Les scandales politico-financiers du début des années 2000 aux Etats-Unis1 et en Europe2 n’ont fait que renforcer le sentiment que le système purement capitaliste est devenu instable voire pernicieux. Tout cela a néanmoins provoqué une prise de conscience qui engagerait à se baser sur des critères autres que financiers pour jauger de la performance d’une entreprise. La prolifération des agences de notations sociales et sociétales (Vigeo, Ethibel…) ainsi que les outils permettant de mesurer la performance sociale des entreprises (Balanced scorecard, navigateur Skandia AFS, bilan social, bilan sociétal…) sont les témoins de la prise en compte croissante de préoccupations sociales et environnementales de la performance globale d’une entreprise.
Appliquées au champ du sport, ces problématiques d’ « entreprises » peuvent s’avérer être, de prime abord, éloignées de celles des clubs sportifs professionnels. Pourtant ces organisations particulières, qualifiées d’ « hybrides » (Bayle, 2007) tant par leurs finalités (absence de recherche systématique de profits), leurs modes de financement (financement public/privé), leurs personnels (salariés/bénévoles) et leurs appartenance à des instances sportives internationales (Comité International Olympique, Union of European Football Associations…) se rapprochent des entreprises classiques. Il semble donc, moyennant quelques adaptations, que certaines problématiques d’entreprises soient transposables au secteur du sport professionnel. Parmi celles-ci, le dépassement des critères économiques et des indicateurs de performance sportive s’applique traditionnellement à ces organisations sportives.
L’objectif de cet article n’est donc pas de remettre en cause le modèle de performance (Durand, Ravenel, & Bayle, 2005) communément admis selon lequel une performance sportive couplée d’une expertise commerciale et managériale efficace serait à l’origine d’une bonne performance globale des clubs. Nous pensons que cela est vrai notamment dans les activités professionnelles fortement médiatisées. Mais comment alors expliquer la longévité de certains clubs dans l’élite, insérés dans des zones économiques et démographiques pauvres ?3 Nous faisons donc l’hypothèse que des critères autres que les indicateurs de performance sportive et économique interviennent dans la pérennité des équipes de sport professionnel au plus haut de la hiérarchie, en Europe tout du moins et plus particulièrement en France.
Cette contribution à une approche « éthique » du sport professionnel amène une réflexion de nature épistémologique sur le concept de performance des clubs.
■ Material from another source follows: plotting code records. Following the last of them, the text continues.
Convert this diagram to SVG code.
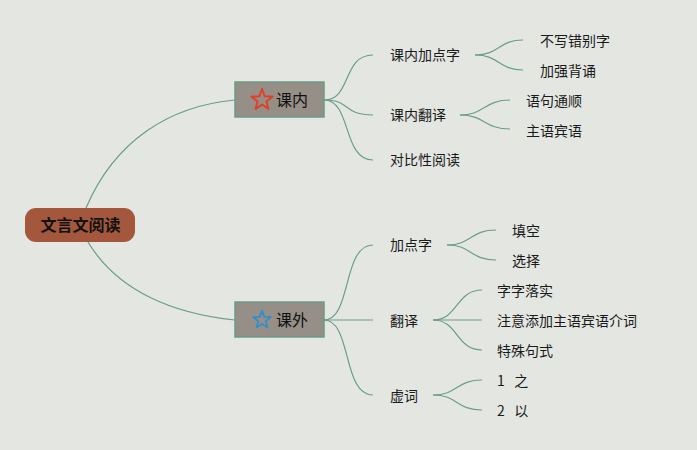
<svg xmlns="http://www.w3.org/2000/svg" width="697" height="450" viewBox="0 0 697 450">
<defs>
<style>
.bg{fill:#e4e6e2}
.c{fill:none;stroke:#6a9d8b;stroke-width:1.2}
.t{font-family:"Noto Sans CJK SC","Liberation Sans",sans-serif;font-size:14px;fill:#1a1a1a}
.m{fill:#958f87;stroke:#6b9a88;stroke-width:1.5}
.mt{font-family:"Noto Sans CJK SC","Liberation Sans",sans-serif;font-size:16px;fill:#111}
.rt{font-family:"Noto Sans CJK SC","Liberation Sans",sans-serif;font-size:16px;font-weight:bold;fill:#111}
</style>
<path id="star" d="M0,-11 L2.70,-3.72 L10.46,-3.40 L4.37,1.42 L6.47,8.90 L0,4.6 L-6.47,8.90 L-4.37,1.42 L-10.46,-3.40 L-2.70,-3.72 Z" fill="none" stroke-width="2" stroke-linejoin="round"/>
</defs>
<rect class="bg" x="0" y="0" width="697" height="450"/>
<g id="connectors">
<path class="c" d="M86,208 C115,140 170,106 235,100"/>
<path class="c" d="M88,242 C118,292 175,314 235,320"/>
<path class="c" d="M324,100 C352,100 342,55 373,55"/>
<path class="c" d="M324,100 C352,100 342,115 373,115"/>
<path class="c" d="M324,100 C352,100 342,160 373,160"/>
<path class="c" d="M475,55 C500,55 498,40 523,40"/>
<path class="c" d="M475,55 C500,55 498,70 523,70"/>
<path class="c" d="M460,115 C485,115 484,100 510,100"/>
<path class="c" d="M460,115 C485,115 484,129 510,129"/>
<path class="c" d="M324,320 C352,320 342,245 373,245"/>
<path class="c" d="M324,320 L373,320"/>
<path class="c" d="M324,320 C352,320 342,395 373,395"/>
<path class="c" d="M447,245 C472,245 470,230 496,230"/>
<path class="c" d="M447,245 C472,245 470,260 496,260"/>
<path class="c" d="M433,320 C458,320 456,290 482,290"/>
<path class="c" d="M433,320 L482,320"/>
<path class="c" d="M433,320 C458,320 456,350 482,350"/>
<path class="c" d="M433,395 C458,395 456,380 482,380"/>
<path class="c" d="M433,395 C458,395 456,410 482,410"/>
</g>
<g id="root">
<rect x="25" y="208" width="110" height="34" rx="11" fill="#a3573c"/>
<text class="rt" x="80.5" y="231" text-anchor="middle">文言文阅读</text>
</g>
<g id="kenei">
<rect class="m" x="235" y="82" width="89" height="35"/>
<use href="#star" x="262" y="100" stroke="#e0402a"/>
<text class="mt" x="292" y="106" text-anchor="middle">课内</text>
</g>
<g id="kewai">
<rect class="m" x="235" y="302" width="89" height="35"/>
<use href="#star" transform="translate(262,320) scale(0.85)" stroke="#2e8fd0"/>
<text class="mt" x="292" y="326" text-anchor="middle">课外</text>
</g>
<g id="n1"><text class="t" x="390" y="60">课内加点字</text></g>
<g id="n2"><text class="t" x="390" y="120">课内翻译</text></g>
<g id="n3"><text class="t" x="390" y="165">对比性阅读</text></g>
<g id="n11"><text class="t" x="540" y="46">不写错别字</text></g>
<g id="n12"><text class="t" x="540" y="76">加强背诵</text></g>
<g id="n21"><text class="t" x="526" y="106">语句通顺</text></g>
<g id="n22"><text class="t" x="526" y="136">主语宾语</text></g>
<g id="n4"><text class="t" x="390" y="250">加点字</text></g>
<g id="n5"><text class="t" x="390" y="326">翻译</text></g>
<g id="n6"><text class="t" x="390" y="401">虚词</text></g>
<g id="n41"><text class="t" x="512" y="236">填空</text></g>
<g id="n42"><text class="t" x="512" y="266">选择</text></g>
<g id="n51"><text class="t" x="497" y="296">字字落实</text></g>
<g id="n52"><text class="t" x="497" y="326">注意添加主语宾语介词</text></g>
<g id="n53"><text class="t" x="497" y="356">特殊句式</text></g>
<g id="n61"><text class="t" x="497" y="386" xml:space="preserve">1   之</text></g>
<g id="n62"><text class="t" x="497" y="416" xml:space="preserve">2   以</text></g>
</svg>
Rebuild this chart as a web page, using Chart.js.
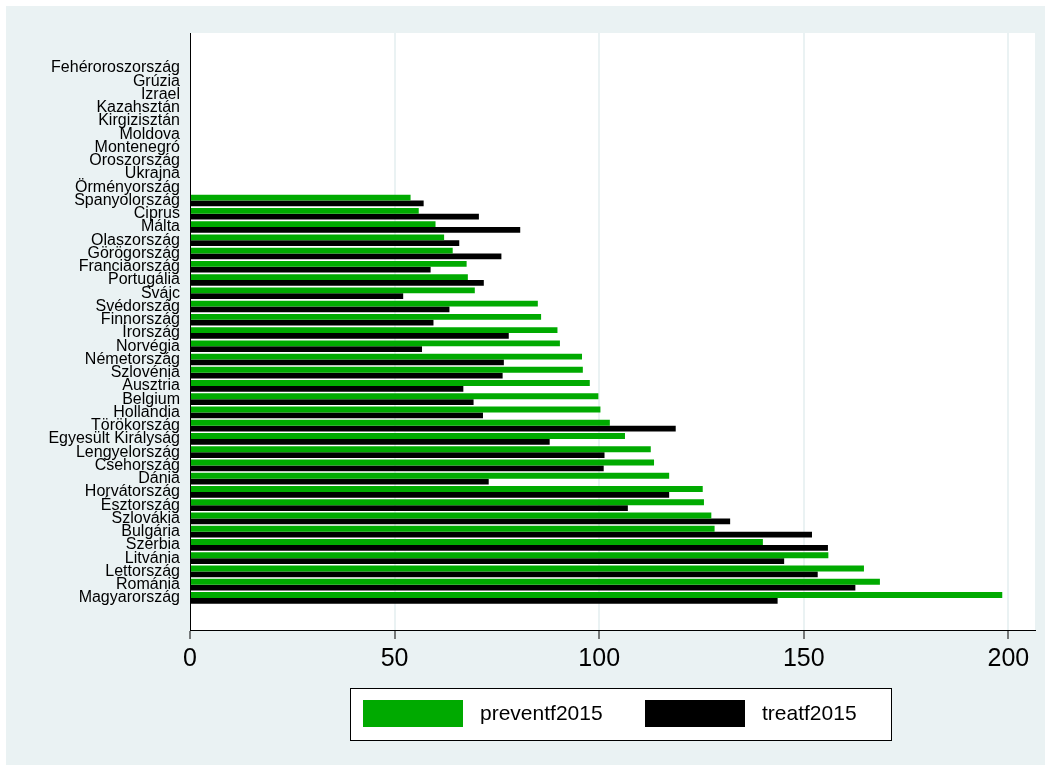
<!DOCTYPE html>
<html>
<head>
<meta charset="utf-8">
<script src="https://cdn.jsdelivr.net/npm/chart.js@4.4.1/dist/chart.umd.min.js"></script>
<style>
  html, body { margin: 0; padding: 0; background: #ffffff; }
  #wrap { width: 1051px; height: 771px; position: relative; }
</style>
</head>
<body>
<div id="wrap"><canvas id="chart" width="1051" height="771"></canvas></div>
<script>
// Countries, top to bottom
const countries = [
  'Fehéroroszország', 'Grúzia', 'Izrael', 'Kazahsztán', 'Kirgizisztán', 'Moldova',
  'Montenegró', 'Oroszország', 'Ukrajna', 'Örményország', 'Spanyolország', 'Ciprus',
  'Málta', 'Olaszország', 'Görögország', 'Franciaország', 'Portugália', 'Svájc',
  'Svédország', 'Finnország', 'Írország', 'Norvégia', 'Németország', 'Szlovénia',
  'Ausztria', 'Belgium', 'Hollandia', 'Törökország', 'Egyesült Királyság',
  'Lengyelország', 'Csehország', 'Dánia', 'Horvátország', 'Észtország', 'Szlovákia',
  'Bulgária', 'Szerbia', 'Litvánia', 'Lettország', 'Románia', 'Magyarország'
];

// Values per country (null = no data)
const preventf2015 = [
  null, null, null, null, null, null, null, null, null, null,
  53.9, 55.9, 60.0, 62.1, 64.2, 67.6, 67.9, 69.6, 85.0, 85.8,
  89.8, 90.4, 95.8, 96.0, 97.7, 99.8, 100.3, 102.6, 106.3, 112.6,
  113.4, 117.1, 125.3, 125.6, 127.4, 128.2, 140.0, 156.0, 164.7, 168.6,
  198.5
];
const treatf2015 = [
  null, null, null, null, null, null, null, null, null, null,
  57.1, 70.6, 80.7, 65.8, 76.1, 58.8, 71.8, 52.1, 63.4, 59.5,
  77.9, 56.7, 76.7, 76.4, 66.8, 69.3, 71.6, 118.7, 87.9, 101.3,
  101.1, 73.0, 117.1, 107.0, 132.0, 152.0, 155.9, 145.2, 153.4, 162.6,
  143.6
];

const seriesNames = ['preventf2015', 'treatf2015'];
const xTickValues = [0, 50, 100, 150, 200];

const GREEN = '#00aa00';
const BLACK = '#000000';
const BG = '#eaf2f3';
const FONT = '"Liberation Sans", Arial, sans-serif';

function toPoints(values) {
  const pts = [];
  values.forEach((v, i) => { if (v !== null) pts.push({ x: v, y: i }); });
  return pts;
}

// Backgrounds: outer frame, graph region, plot region
const backdrop = {
  id: 'backdrop',
  beforeDraw(chart) {
    const { ctx, chartArea: a } = chart;
    ctx.save();
    ctx.fillStyle = '#ffffff';
    ctx.fillRect(0, 0, chart.width, chart.height);
    ctx.fillStyle = BG;
    ctx.fillRect(6, 6, chart.width - 12, chart.height - 12);
    ctx.fillStyle = '#ffffff';
    ctx.fillRect(a.left, a.top, a.right - a.left, a.bottom - a.top);
    ctx.restore();
  }
};

// Boxed legend under the axis
const boxedLegend = {
  id: 'boxedLegend',
  afterDraw(chart) {
    const { ctx } = chart;
    const box = { x: 350.5, y: 688.5, w: 541, h: 52 };
    ctx.save();
    ctx.fillStyle = '#ffffff';
    ctx.fillRect(box.x, box.y, box.w, box.h);
    ctx.strokeStyle = '#000000';
    ctx.lineWidth = 1;
    ctx.strokeRect(box.x, box.y, box.w, box.h);
    const items = [
      { sx: 363, tx: 480 },
      { sx: 645, tx: 762 }
    ];
    ctx.font = '21px ' + FONT;
    ctx.textBaseline = 'middle';
    ctx.textAlign = 'left';
    chart.data.datasets.forEach((ds, i) => {
      const it = items[i];
      ctx.fillStyle = ds.backgroundColor;
      ctx.fillRect(it.sx, 700, 100, 27);
      ctx.fillStyle = '#000000';
      ctx.fillText(ds.label, it.tx, 714);
    });
    ctx.restore();
  }
};

new Chart(document.getElementById('chart'), {
  type: 'bar',
  data: {
    datasets: [
      {
        label: seriesNames[0],
        data: toPoints(preventf2015),
        backgroundColor: GREEN,
        borderWidth: 0
      },
      {
        label: seriesNames[1],
        data: toPoints(treatf2015),
        backgroundColor: BLACK,
        borderWidth: 0
      }
    ]
  },
  options: {
    indexAxis: 'y',
    responsive: false,
    animation: false,
    devicePixelRatio: 1,
    categoryPercentage: 0.88,
    barPercentage: 1.0,
    layout: { padding: { left: 0, top: 33, right: 16, bottom: 91 } },
    plugins: {
      legend: { display: false },
      tooltip: { enabled: false }
    },
    scales: {
      x: {
        type: 'linear',
        position: 'bottom',
        min: 0,
        max: 206.5,
        afterBuildTicks(scale) {
          scale.ticks = xTickValues.map(v => ({ value: v }));
        },
        afterFit(scale) { scale.height = 50; },
        grid: {
          color: ctx => (ctx.tick && ctx.tick.value === 0) ? 'rgba(0,0,0,0)' : BG,
          lineWidth: 2,
          drawTicks: true,
          tickLength: 9,
          tickColor: '#000000',
          tickWidth: 1
        },
        border: { display: true, color: '#000000', width: 1 },
        ticks: {
          color: '#000000',
          padding: 5,
          maxRotation: 0,
          font: { family: FONT, size: 25 }
        }
      },
      y: {
        type: 'linear',
        position: 'left',
        reverse: true,
        offset: false,
        min: -2.64,
        max: 42.42,
        afterBuildTicks(scale) {
          scale.ticks = countries.map((_, i) => ({ value: i }));
        },
        afterFit(scale) { scale.width = 190; },
        grid: { display: false, drawTicks: false, offset: false },
        border: { display: true, color: '#000000', width: 1 },
        ticks: {
          autoSkip: false,
          color: '#000000',
          padding: 10,
          font: { family: FONT, size: 16, lineHeight: 1.0 },
          callback: v => countries[v] ?? ''
        }
      }
    }
  },
  plugins: [backdrop, boxedLegend]
});
</script>
</body>
</html>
Les arguments avancés se basent sur une série d’entretiens menés auprès des dirigeants de clubs sportifs professionnels et sur une série de conclusions trouvées à la suite d’une étude exploratoire menée sur les sites Internet de clubs. La première partie de l’article recense les limites du modèle de performance issu du mode d’organisation du sport professionnel américain à travers l’importance que revêt les particularismes des clubs européens et plus particulièrement français. Dans une deuxième partie sera discuté le concept de responsabilité sociale des clubs professionnels (RSCP) qui permet d’apporter un premier élément de réponse aux manquements du modèle. Les perspectives futures de recherches seront orientées vers une tentative d’instrumentalisation de cette responsabilité sociale afin de donner aux dirigeants de clubs des possibilités d’évaluer leur performance ainsi élargie.
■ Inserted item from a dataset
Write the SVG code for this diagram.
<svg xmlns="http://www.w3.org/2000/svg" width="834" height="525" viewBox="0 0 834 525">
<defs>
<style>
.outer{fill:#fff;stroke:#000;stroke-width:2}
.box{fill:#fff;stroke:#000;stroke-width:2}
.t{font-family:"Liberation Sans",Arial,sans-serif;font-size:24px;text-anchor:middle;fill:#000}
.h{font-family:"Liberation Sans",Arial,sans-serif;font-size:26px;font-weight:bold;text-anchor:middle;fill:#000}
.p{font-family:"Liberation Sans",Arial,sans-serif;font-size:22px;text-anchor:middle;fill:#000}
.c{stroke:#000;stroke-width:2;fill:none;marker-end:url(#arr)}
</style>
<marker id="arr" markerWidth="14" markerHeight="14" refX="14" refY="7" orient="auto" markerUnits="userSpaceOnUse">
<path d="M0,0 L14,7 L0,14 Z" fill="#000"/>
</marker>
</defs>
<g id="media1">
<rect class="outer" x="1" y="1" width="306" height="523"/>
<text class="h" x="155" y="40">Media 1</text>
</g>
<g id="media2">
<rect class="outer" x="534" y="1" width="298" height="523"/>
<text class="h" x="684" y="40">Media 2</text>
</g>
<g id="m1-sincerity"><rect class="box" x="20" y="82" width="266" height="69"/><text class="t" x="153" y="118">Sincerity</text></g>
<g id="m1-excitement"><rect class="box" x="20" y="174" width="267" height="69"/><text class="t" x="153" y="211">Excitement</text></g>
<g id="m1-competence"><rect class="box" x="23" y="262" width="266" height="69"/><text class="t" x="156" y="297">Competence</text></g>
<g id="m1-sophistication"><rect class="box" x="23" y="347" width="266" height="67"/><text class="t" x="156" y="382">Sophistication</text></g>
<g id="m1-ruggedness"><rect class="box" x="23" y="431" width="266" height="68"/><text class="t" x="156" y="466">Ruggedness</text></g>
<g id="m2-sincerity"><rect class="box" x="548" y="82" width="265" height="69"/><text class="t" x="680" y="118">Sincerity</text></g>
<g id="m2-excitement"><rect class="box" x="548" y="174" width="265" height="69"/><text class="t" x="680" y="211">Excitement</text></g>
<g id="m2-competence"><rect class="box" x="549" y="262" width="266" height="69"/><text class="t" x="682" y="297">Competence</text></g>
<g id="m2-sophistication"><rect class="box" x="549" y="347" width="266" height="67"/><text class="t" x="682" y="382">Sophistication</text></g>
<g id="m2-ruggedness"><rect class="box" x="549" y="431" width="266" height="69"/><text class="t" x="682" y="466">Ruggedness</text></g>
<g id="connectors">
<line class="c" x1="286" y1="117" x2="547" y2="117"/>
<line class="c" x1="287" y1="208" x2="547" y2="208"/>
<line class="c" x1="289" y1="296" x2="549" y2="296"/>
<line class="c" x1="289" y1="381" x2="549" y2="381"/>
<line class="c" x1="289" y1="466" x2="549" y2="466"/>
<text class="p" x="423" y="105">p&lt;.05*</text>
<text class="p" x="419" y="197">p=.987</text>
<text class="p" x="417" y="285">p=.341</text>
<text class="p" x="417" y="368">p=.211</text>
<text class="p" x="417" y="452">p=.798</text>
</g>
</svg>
Les limites liées à la prise en compte des seuls indicateurs sportifs et économiques d’un club professionnel
Nous présenterons dans une première partie le modèle de performance issu des travaux de C. Durand (2005), importé du modèle Etats-unien et qui constitue la référence dans le champ du sport professionnel (1.1). Puis nous adopterons une position plus critique vis-à-vis de cette approche en évoquant un certain nombre de limites constatées au regard de l’implantation de certains clubs professionnels français, ne répondant pas aux critères économiques du modèle (1.2).
Présentation du modèle de performance des clubs de sport professionnel4
Le modèle traditionnellement utilisé est issu de la théorie de la contingence, qui tire son essence des approches naturalistes et alternatives des courants traditionnels des théories des organisations. Cette théorie place l’environnement comme un critère essentiel de développement des organisations. Ce modèle se base donc sur une prise en considération des quatre grands fournisseurs de ressources des clubs sportifs professionnels (collectivités locales, entreprises, médias et public) couplée à la masse démographique autrement dit la zone de chalandise dans lequel se situe le club. Cet ensemble de relations prend le nom de « modèle du potentiel local ». Une représentation graphique de celui-ci a été réalisée dans l’article de C. Durand.
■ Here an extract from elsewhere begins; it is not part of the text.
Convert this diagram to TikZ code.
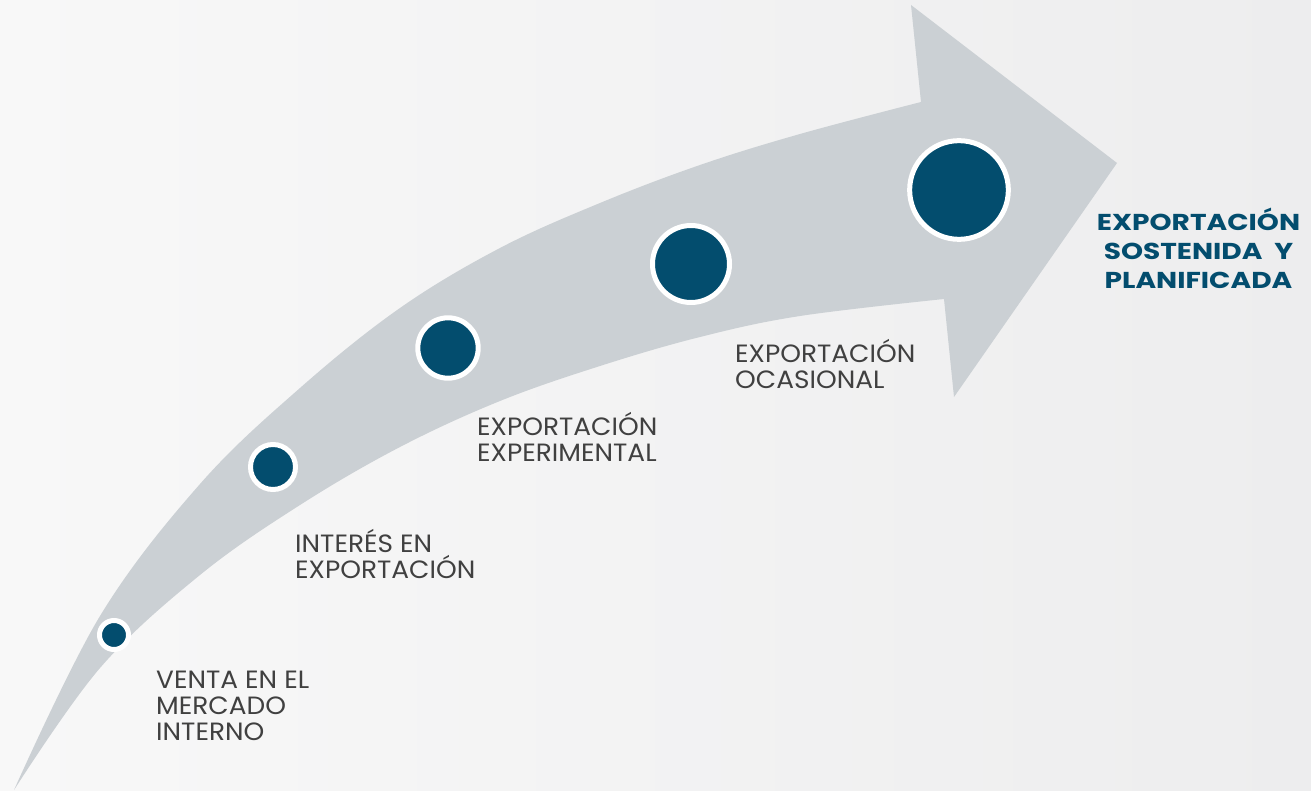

Sur ce graphique apparaît trois types d’expertises développés par les clubs. L’expertise commerciale s’attache à observer les caractéristiques économiques de la population (pouvoir d’achat moyen des ménages, propension à consommer des loisirs, etc.). Le degré d’expertise commerciale d’un club se mesure par sa capacité à transformer le potentiel local dont elle dispose en recettes commerciales. L’expertise managériale correspond à la capacité du club à utiliser de façon optimale les ressources matérielles et humaines qui sont à sa disposition. La dimension sportive constitue la finalité des clubs, à savoir transformer les ressources issues des deux premières expertises en résultats sportifs les plus efficients.
Ce modèle a l’avantage de n’incorporer dans sa modélisation que des expertises facilement quantifiables, à l’exception de l’expertise managériale, un degré plus difficile à évaluer. Néanmoins, dans l’observation de la répartition géographique des clubs professionnels, on constate que ce modèle est incomplet et n’explique pas les spécificités de l’implantation de certains clubs sur le territoire national (cf. note 3). C’est ce que nous tentons de montrer dans le point suivant à travers l’étude des statuts juridiques des clubs sportifs professionnels et le rôle important joué par les collectivités territoriales.
Les limites du modèle du « potentiel local »
Les auteurs montrent très clairement, dans une de leur recherche sur une étude transfrontalière des clubs canadiens et américains de Hockey, qu’il existe certaines limites au modèle du « potentiel local » (Durand & Helleu, 2006). Dans cet article, deux raisons sont données quant aux précautions à adopter par rapport à l’utilisation de ce modèle. La première est la difficulté qu’ont les analystes du sport à prendre en compte la dimension culturelle et historique qui explique en partie l’implantation de certaines équipes dans des bassins démographiques de petite taille. La deuxième raison invoquée concerne l’attitude d’un des trois pourvoyeurs de ressources précédemment cités : les collectivités locales. Celles-ci peuvent expliquer en partie l’implantation de clubs via les aides directes et indirectes qu’elles fournissent. Ces réserves émises nous amènent à notre tour, à nous porter une réflexion sur ce que pourrait constituer les limites de la performance d’un club, si nous adoptions ce modèle.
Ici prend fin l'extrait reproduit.